An English professor friend told me this story a few years ago. He was teaching Hamlet for the fifth day in a row, when a Nursing student declared with considerable conviction that she had determined that Hamlet was suffering from a vitamin deficiency. This seems to me a fairly humerous example of causal explanation intruding on hermeneutic engagement (but perhaps not illegitimately so — though I can’t really see what vitamins add to our understanding of Hamlet).
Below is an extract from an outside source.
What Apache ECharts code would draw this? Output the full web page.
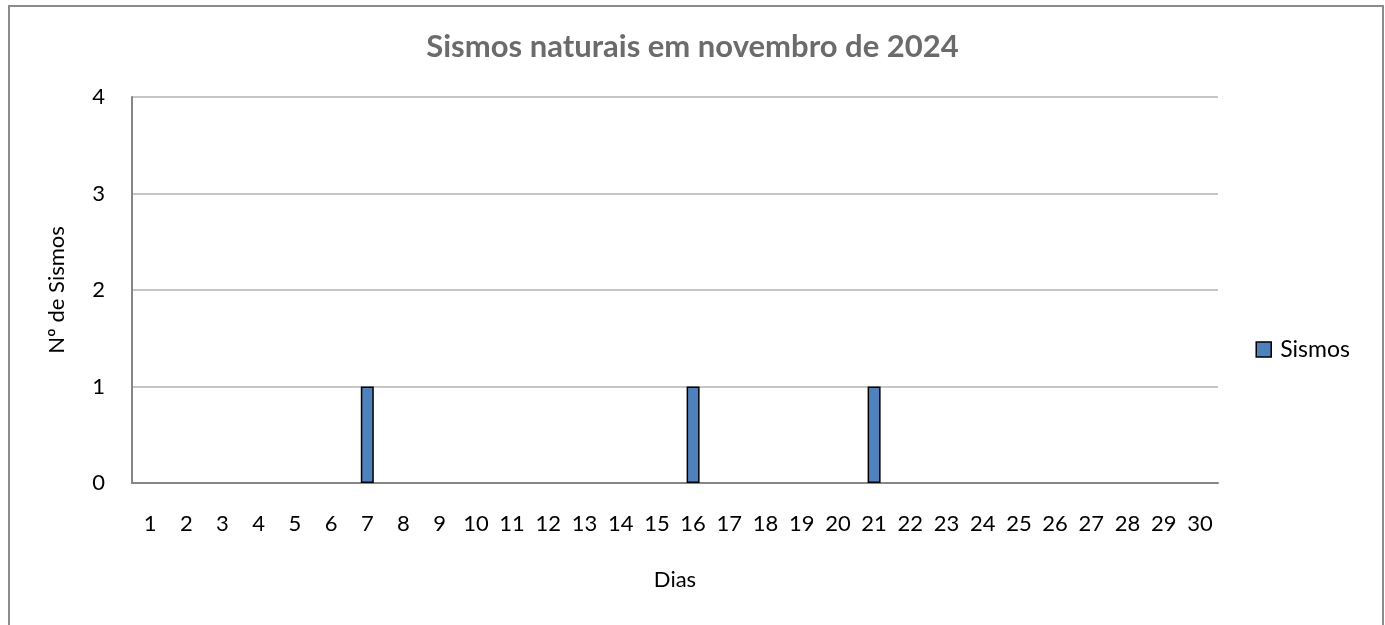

For a quite different case: at the Collaboration conference I attended last November in the Twin Cities, Vanderbilt Nursing professor Jeanette Norden spoke compellingly about some of her efforts to promote personal (i.e. ethical) development in her students. Among other approaches, she typically requires her neurobiology students to read a text that does not obviously apply to the subject matter, leaving it up to the students to discover meaning in the text’s conjunction with the class. One such book was by a medical professional who survived a Nazi concentration camp. Her book detailed the dietary intake of the inmates and catalogued their suffering. Norden’s students eventually saw a connection between this suffering and the neurobiological consequences of the inmates’ extremely restricted diets, which in turn led these students to consider (a) the horrible consequences of starvation in many poor countries in Africa and (b) some concrete steps that they as Vanderbilt students might take to do something about (a).
Norden’s story has no direct relevance to the naturalist vs. normativist debate, and yet I think the way that human stories and concerns mix with causal explanation here might serve as an example of the way we might integrate these divergent accounts of ourselves so as to make ourselves more human in the process.